DATA FOR THIS EXERCISE:
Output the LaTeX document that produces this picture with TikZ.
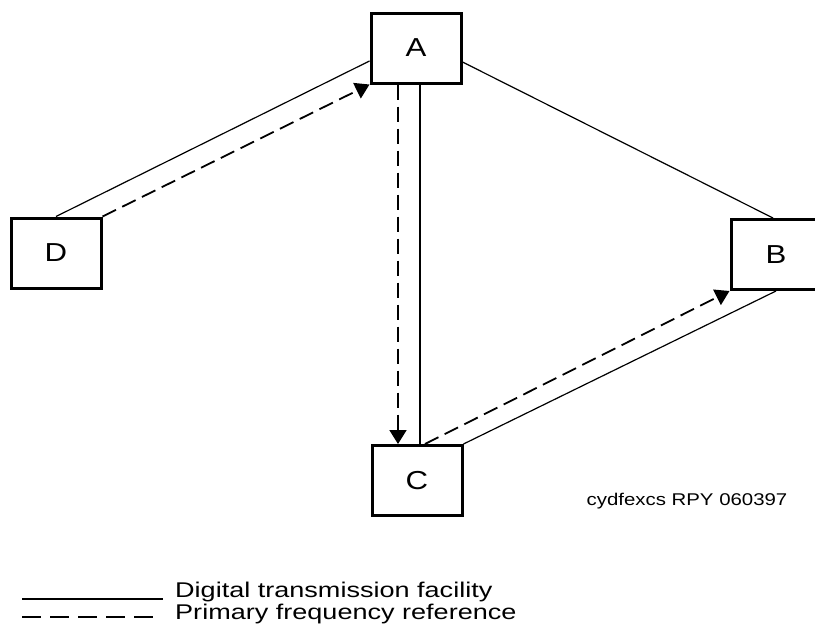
\documentclass[tikz,border=0pt]{standalone}
\usepackage{fontspec}
\setmainfont{Liberation Sans}[FakeStretch=1.2]
\newfontfamily\legendfont{Liberation Sans}[FakeStretch=1.27]
\usetikzlibrary{arrows.meta}
\begin{document}
\begin{tikzpicture}[x=1pt,y=-1pt,
  box/.style={draw,line width=3pt,minimum width=90pt,minimum height=70pt,inner sep=0pt,font=\fontsize{26}{28}\selectfont},
  facility/.style={line width=1.2pt},
  reference/.style={line width=1.8pt,dash pattern=on 15pt off 7pt},
  tip/.style={-{Triangle[length=14pt,width=17pt]}},
  legendtext/.style={anchor=base west,inner sep=0pt,font=\legendfont\fontsize{21.3}{24}\selectfont}]
\useasboundingbox (0,0) rectangle (815,624);
\node[box] (A) at (416,48) {A};
\node[box] (D) at (56,253) {D};
\node[box] (B) at (776,254.5) {B};
\node[box] (C) at (417,480.5) {C};
% facilities
\draw[facility] (D.north) -- ([yshift=-13pt]A.west);
\draw[facility] ([yshift=-14pt]A.east) -- ([xshift=-3pt]B.north);
\draw[facility] ([xshift=4pt]A.south) -- ([xshift=4pt]A.south |- C.north);
\draw[facility] (C.north east) -- (B.south);
% references
\draw[reference,tip] (D.north east) -- (A.south west);
\draw[reference,tip] ([xshift=-18pt]A.south) -- ([xshift=-18pt]A.south |- C.north);
\draw[reference,tip] ([xshift=8pt]C.north) -- (B.south west);
% code label
\node[inner sep=0pt,font=\fontsize{17}{19}\selectfont] (code) at (687,501) {cydfexcs RPY 060397};
% legend
\coordinate (l1a) at (22,599);
\coordinate (l1b) at (163,599);
\coordinate (l2a) at (22,617);
\coordinate (l2b) at (160,617);
\draw[facility] (l1a) -- (l1b);
\draw[line width=2pt,dash pattern=on 19pt off 9pt] (l2a) -- (l2b);
\node[legendtext] (t1) at (175,597) {Digital transmission facility};
\node[legendtext] (t2) at (175,619) {Primary frequency reference};
\end{tikzpicture}
\end{document}
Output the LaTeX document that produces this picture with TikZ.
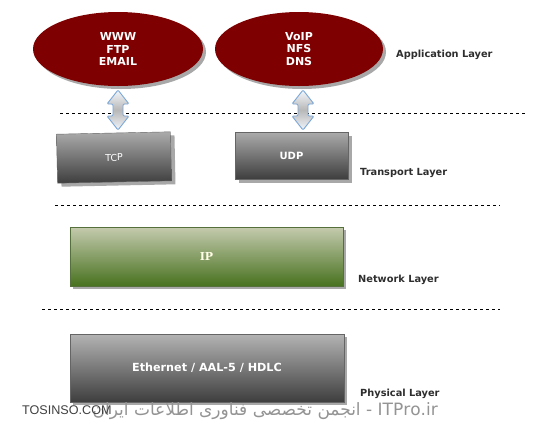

PROBLEM TO SOLVE: Reproduce each line word for word and drop the pictures.

RESPONSE TO THIS TASK:
Output the LaTeX document that produces this picture with TikZ.
\documentclass[tikz,border=0pt]{standalone}
\usepackage{fontspec}
\setmainfont{Liberation Sans}[FakeStretch=1.2]
\newfontfamily\legendfont{Liberation Sans}[FakeStretch=1.27]
\usetikzlibrary{arrows.meta}
\begin{document}
\begin{tikzpicture}[x=1pt,y=-1pt,
  box/.style={draw,line width=3pt,minimum width=90pt,minimum height=70pt,inner sep=0pt,font=\fontsize{26}{28}\selectfont},
  facility/.style={line width=1.2pt},
  reference/.style={line width=1.8pt,dash pattern=on 15pt off 7pt},
  tip/.style={-{Triangle[length=14pt,width=17pt]}},
  legendtext/.style={anchor=base west,inner sep=0pt,font=\legendfont\fontsize{21.3}{24}\selectfont}]
\useasboundingbox (0,0) rectangle (815,624);
\node[box] (A) at (416,48) {A};
\node[box] (D) at (56,253) {D};
\node[box] (B) at (776,254.5) {B};
\node[box] (C) at (417,480.5) {C};
% facilities
\draw[facility] (D.north) -- ([yshift=-13pt]A.west);
\draw[facility] ([yshift=-14pt]A.east) -- ([xshift=-3pt]B.north);
\draw[facility] ([xshift=4pt]A.south) -- ([xshift=4pt]A.south |- C.north);
\draw[facility] (C.north east) -- (B.south);
% references
\draw[reference,tip] (D.north east) -- (A.south west);
\draw[reference,tip] ([xshift=-18pt]A.south) -- ([xshift=-18pt]A.south |- C.north);
\draw[reference,tip] ([xshift=8pt]C.north) -- (B.south west);
% code label
\node[inner sep=0pt,font=\fontsize{17}{19}\selectfont] (code) at (687,501) {cydfexcs RPY 060397};
% legend
\coordinate (l1a) at (22,599);
\coordinate (l1b) at (163,599);
\coordinate (l2a) at (22,617);
\coordinate (l2b) at (160,617);
\draw[facility] (l1a) -- (l1b);
\draw[line width=2pt,dash pattern=on 19pt off 9pt] (l2a) -- (l2b);
\node[legendtext] (t1) at (175,597) {Digital transmission facility};
\node[legendtext] (t2) at (175,619) {Primary frequency reference};
\end{tikzpicture}
\end{document}
Output the LaTeX document that produces this picture with TikZ.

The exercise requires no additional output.